The persistence layer is a thin shell over KvBackend, so:
KvBackend | Where it lives | Use for |
|---|---|---|
MemoryKvBackend | RAM only | Tests, single-process throw-away runs |
| FS (host-supplied) | Local filesystem | Crash-resume on a single machine |
RedisKvBackend | Redis | Multi-worker fleets, fan-out coordination |
CloudflareKvBackend | Cloudflare Workers KV | Workers / Pages with eventual consistency |
DurableObjectKvBackend | Cloudflare Durable Object storage | Workers with strong consistency |
Cancellation — every yield point honoured
A workflow run is cancellable at every async boundary:
- Between waves (
signal.abortedchecked at the top of each loop iteration). - Inside
ResourcePool.acquire(waiters reject on signal abort). - Inside
ToolRegistry.call(signal forwarded sofetchand friends bail). - Inside retry-backoff sleeps and deferred-step polling.
run.cancel(reason) runs synchronously; the run reaches cancelled status within one wave iteration. Cancelled runs are explicitly resumable — the operator may later choose to continue from the same checkpoint. (failed runs are terminal: re-creation requires a new runId.)
Errors — code-first, post-mortem-friendly
Every failure surfaces as a WorkflowError:
class WorkflowError extends Error {
code: WorkflowErrorCode; // "step_failed" | "step_timeout" | "deadlock" | "cancelled" | …
runId?: string;
stepId?: string;
attempts?: number;
cause?: unknown; // original error preserved
toJSON(): { … }; // round-trips through KV / D1 unchanged
}The persisted step record stores error: describeError(err) — a JSON-safe serialisation including the cause chain. You can recover any failure post-mortem from KV alone.
Step types
toolName | Semantics |
|---|---|
| Any registered tool | Normal tool call. Resolves $<refId> placeholders in args from prior step results before dispatch. |
$sleep | Engine sleeps for args.ms and persists wakeAt.
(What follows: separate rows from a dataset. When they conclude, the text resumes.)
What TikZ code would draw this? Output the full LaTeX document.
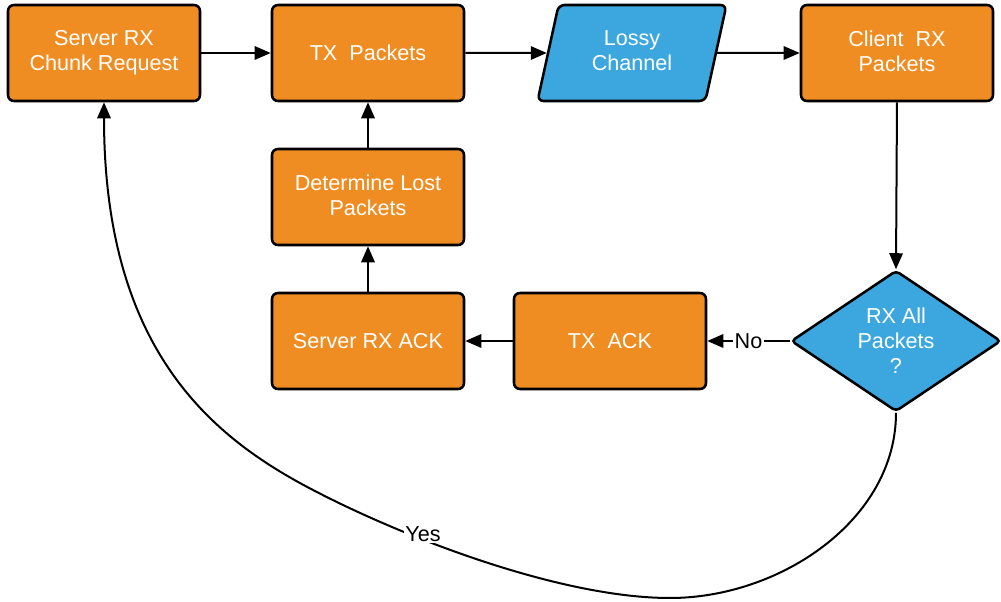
\documentclass[tikz,border=0pt]{standalone}
\usepackage{fontspec}
\setmainfont{Liberation Sans}
\usetikzlibrary{shapes.geometric,arrows.meta}
\definecolor{boxorange}{HTML}{EF8D22}
\definecolor{boxblue}{HTML}{3BA7DE}
\tikzset{
  base/.style={draw=black, line width=1.9pt, text=white, align=center,
    font=\fontsize{16.2pt}{18.75pt}\selectfont, inner sep=0pt},
  procbox/.style={base, rectangle, rounded corners=4.5pt, fill=boxorange,
    minimum width=144pt, minimum height=72pt},
  iobox/.style={base, trapezium, trapezium left angle=75.4, trapezium right angle=104.6,
    trapezium stretches=true, rounded corners=4.5pt, fill=boxblue,
    minimum width=142.5pt, minimum height=72pt},
  decbox/.style={base, diamond, aspect=1.5, fill=boxblue,
    minimum width=157.5pt, minimum height=105.75pt, rounded corners=3pt},
  conn/.style={line width=1.5pt, -{Triangle[length=12pt,width=10pt]}},
  lbl/.style={fill=white, inner sep=1pt, text=black, font=\fontsize{16.2pt}{18.75pt}\selectfont}
}
\begin{document}
\begin{tikzpicture}[x=0.75pt,y=-0.75pt]
\useasboundingbox (0,0) rectangle (1001,602);
\node[procbox] (srv) at (104,53) {Server RX\\Chunk Request\vphantom{g}};
\node[procbox] (txp) at (368,53) {TX\ \ Packets};
\node[iobox] (lossy) at (632,53) {Lossy\\Channel\vphantom{g}};
\node[procbox] (cli) at (897,53) {Client\ \ RX\\Packets\vphantom{g}};
\node[procbox] (det) at (368,197) {Determine Lost\\Packets\vphantom{g}};
\node[procbox] (sack) at (368,341) {Server RX ACK};
\node[procbox] (tack) at (610,341) {TX\ \ ACK};
\node[decbox] (dia) at (896,341) {RX All\\Packets\\?};

\coordinate (low) at (670,598);
\coordinate (mid) at (313,490);

\draw[conn] (srv.east) -- (txp.west);
\draw[conn] (txp.east) -- (lossy.west);
\draw[conn] (lossy.east) -- (cli.west);
\draw[conn] (cli.south) -- (dia.north);
\draw[conn] (dia.west) -- node[lbl] {No} (tack.east);
\draw[conn] (tack.west) -- (sack.east);
\draw[conn] (sack.north) -- (det.south);
\draw[conn] (det.north) -- (txp.south);
\draw[conn] (dia.south) .. controls (896,520) and (780,598) .. (low)
  .. controls (560,598) and (403,537) .. (mid)
  .. controls (213,438) and (104,351) .. (srv.south);
\node[lbl] (yes) at (423,534) {Yes};
\end{tikzpicture}
\end{document}
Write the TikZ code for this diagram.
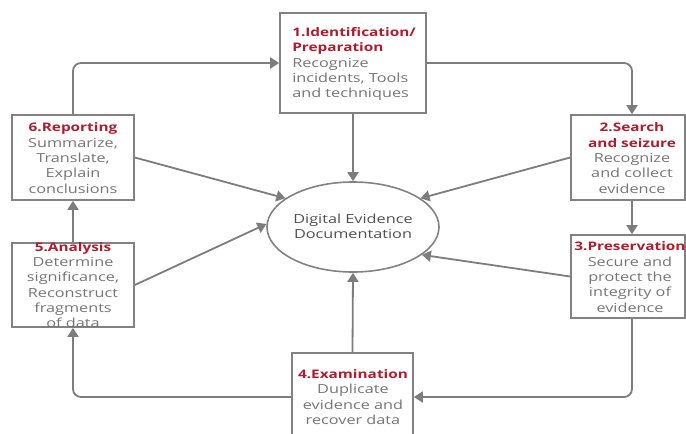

Resumable across crashes — the engine recomputes "is wakeAt past?" on resume. |
$waitForEvent | Engine blocks until engine.sendEvent(runId, type, payload) is called. Stored in the same KV namespace; resume picks up undelivered events. |
What we deliberately do not do
- Cross-process concurrency limits in the shipped
InMemoryResourcePool. The interface allows future Redis / Durable Object backends; the in-memory implementation covers >80% of users (single-worker / single-CLI). Configurepool.configure(...)per-process; if you need fleet-wide caps, swap the backend. - Workflow DSLs (YAML, BPMN, etc.). The DAG is the DSL, expressed in TypeScript with full IDE support and zero parser overhead.
- CPU/GPU/RAM modelling.
resourceClaimsare advisory weights; the engine doesn't sample OS counters. If you need that, build a customResourcePoolthat gatesacquire()on a probe.
Tests
44 unit + integration tests in packages/core/src/workflow/, 6 in packages/cloudflare-worker/src/CloudflareWorkflowEngine.test.ts. Coverage includes:
- Decomposition (serial chain, parallel siblings).
- Resource awareness (the user's "serial doesn't compete" claim is a dedicated test that fails the build if violated).
- Persistence + crash-resume across two engine instances sharing one store.
- Retry with exponential backoff; failure exhaustion path.
$sleepand$waitForEvent, including the event-arrives-before-subscription path.- Cancellation status transitions.
- Definition validation (duplicate ids, unknown deps, cycles).
- Cross-backend store parity (
MemoryKvBackendand a filesystem KV both pass the same test suite).
Run them with npm test --workspace @wasmagent/core and npm test --workspace @wasmagent/cloudflare-worker.